K-Fold Cross Validation

Let's revisit the Iris data set:

In [1]:
import numpy as np
from sklearn import cross_validation
from sklearn import datasets
from sklearn import svm

iris = datasets.load_iris()

A single train/test split is made easy with the train_test_split function in the cross_validation library:


In [2]:
# Split the iris data into train/test data sets with 40% reserved for testing
X_train, X_test, y_train, y_test = cross_validation.train_test_split(iris.data, iris.target, test_size=0.4, random_state=0)

# Build an SVC model for predicting iris classifications using training data
clf = svm.SVC(kernel='linear', C=1).fit(X_train, y_train)

# Now measure its performance with the test data
clf.score(X_test, y_test)


Out[2]:
0.96666666666666667

K-Fold cross validation is just as easy; let's use a K of 5:


In [3]:
# We give cross_val_score a model, the entire data set and its "real" values, and the number of folds:
scores = cross_validation.cross_val_score(clf, iris.data, iris.target, cv=5)
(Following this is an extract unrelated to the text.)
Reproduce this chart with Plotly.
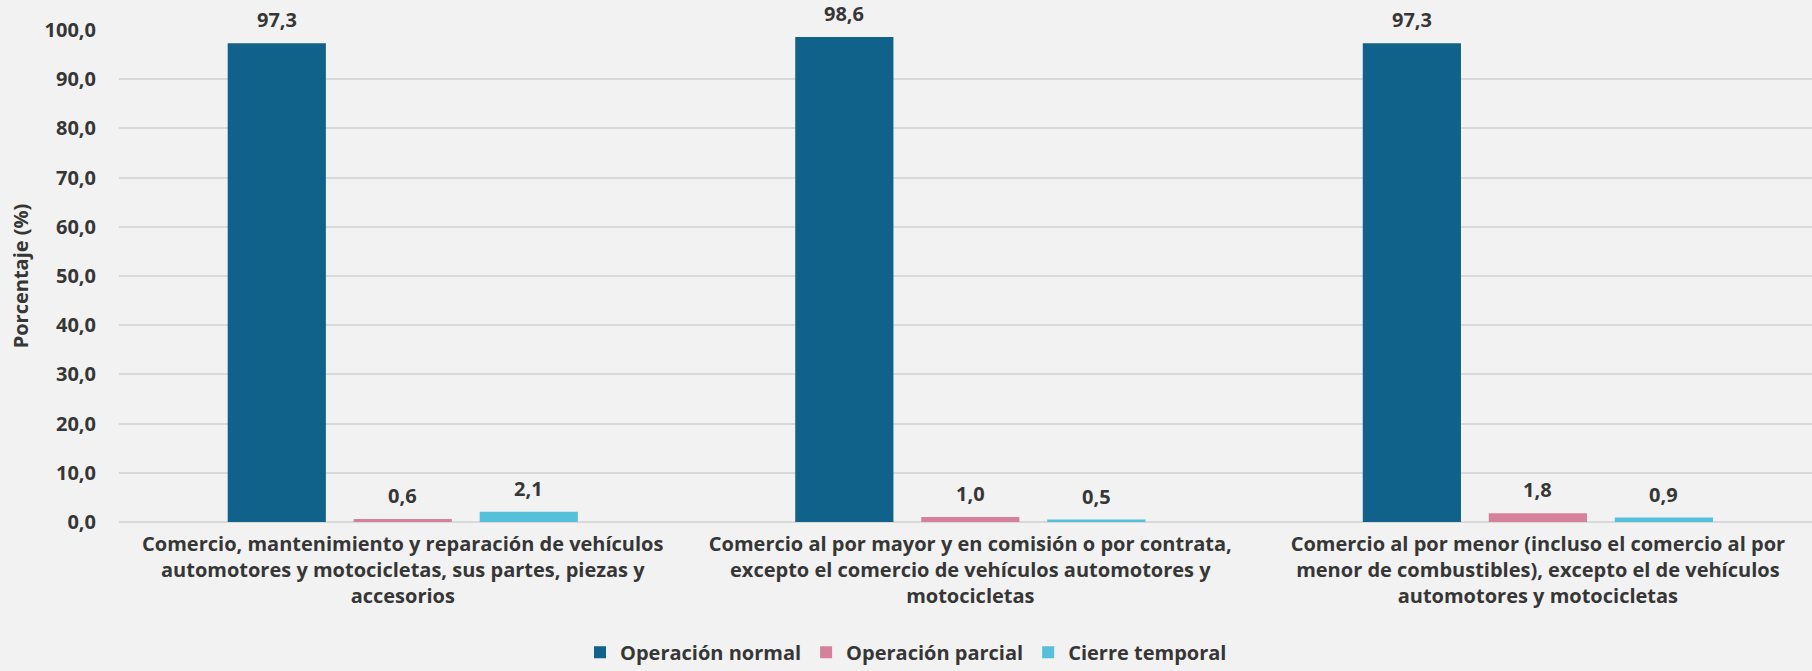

# Print the accuracy for each fold:
print(scores)

# And the mean accuracy of all 5 folds:
print(scores.mean())


[ 0.96666667  1.          0.96666667  0.96666667  1.        ]
0.98

Our model is even better than we thought! Can we do better? Let's try a different kernel (poly):


In [4]:
clf = svm.SVC(kernel='poly', C=1).fit(X_train, y_train)
scores = cross_validation.cross_val_score(clf, iris.data, iris.target, cv=5)
print(scores)
print(scores.mean())


[ 1.          1.          0.9         0.93333333  1.        ]
0.966666666667

No! The more complex polynomial kernel produced lower accuracy than a simple linear kernel. The polynomial kernel is overfitting. But we couldn't have told that with a single train/test split:


In [5]:
# Build an SVC model for predicting iris classifications using training data
clf = svm.SVC(kernel='poly', C=1).fit(X_train, y_train)

# Now measure its performance with the test data
clf.score(X_test, y_test)


Out[5]:
0.96666666666666667

That's the same score we got with a single train/test split on the linear kernel.

Activity

The "poly" kernel for SVC actually has another attribute for the number of degrees of the polynomial used, which defaults to 3. For example, svm.SVC(kernel='poly', degree=3, C=1)

We think the default third-degree polynomial is overfitting, based on the results above. But how about 2? Give that a try and compare it to the linear kernel.


In [ ]: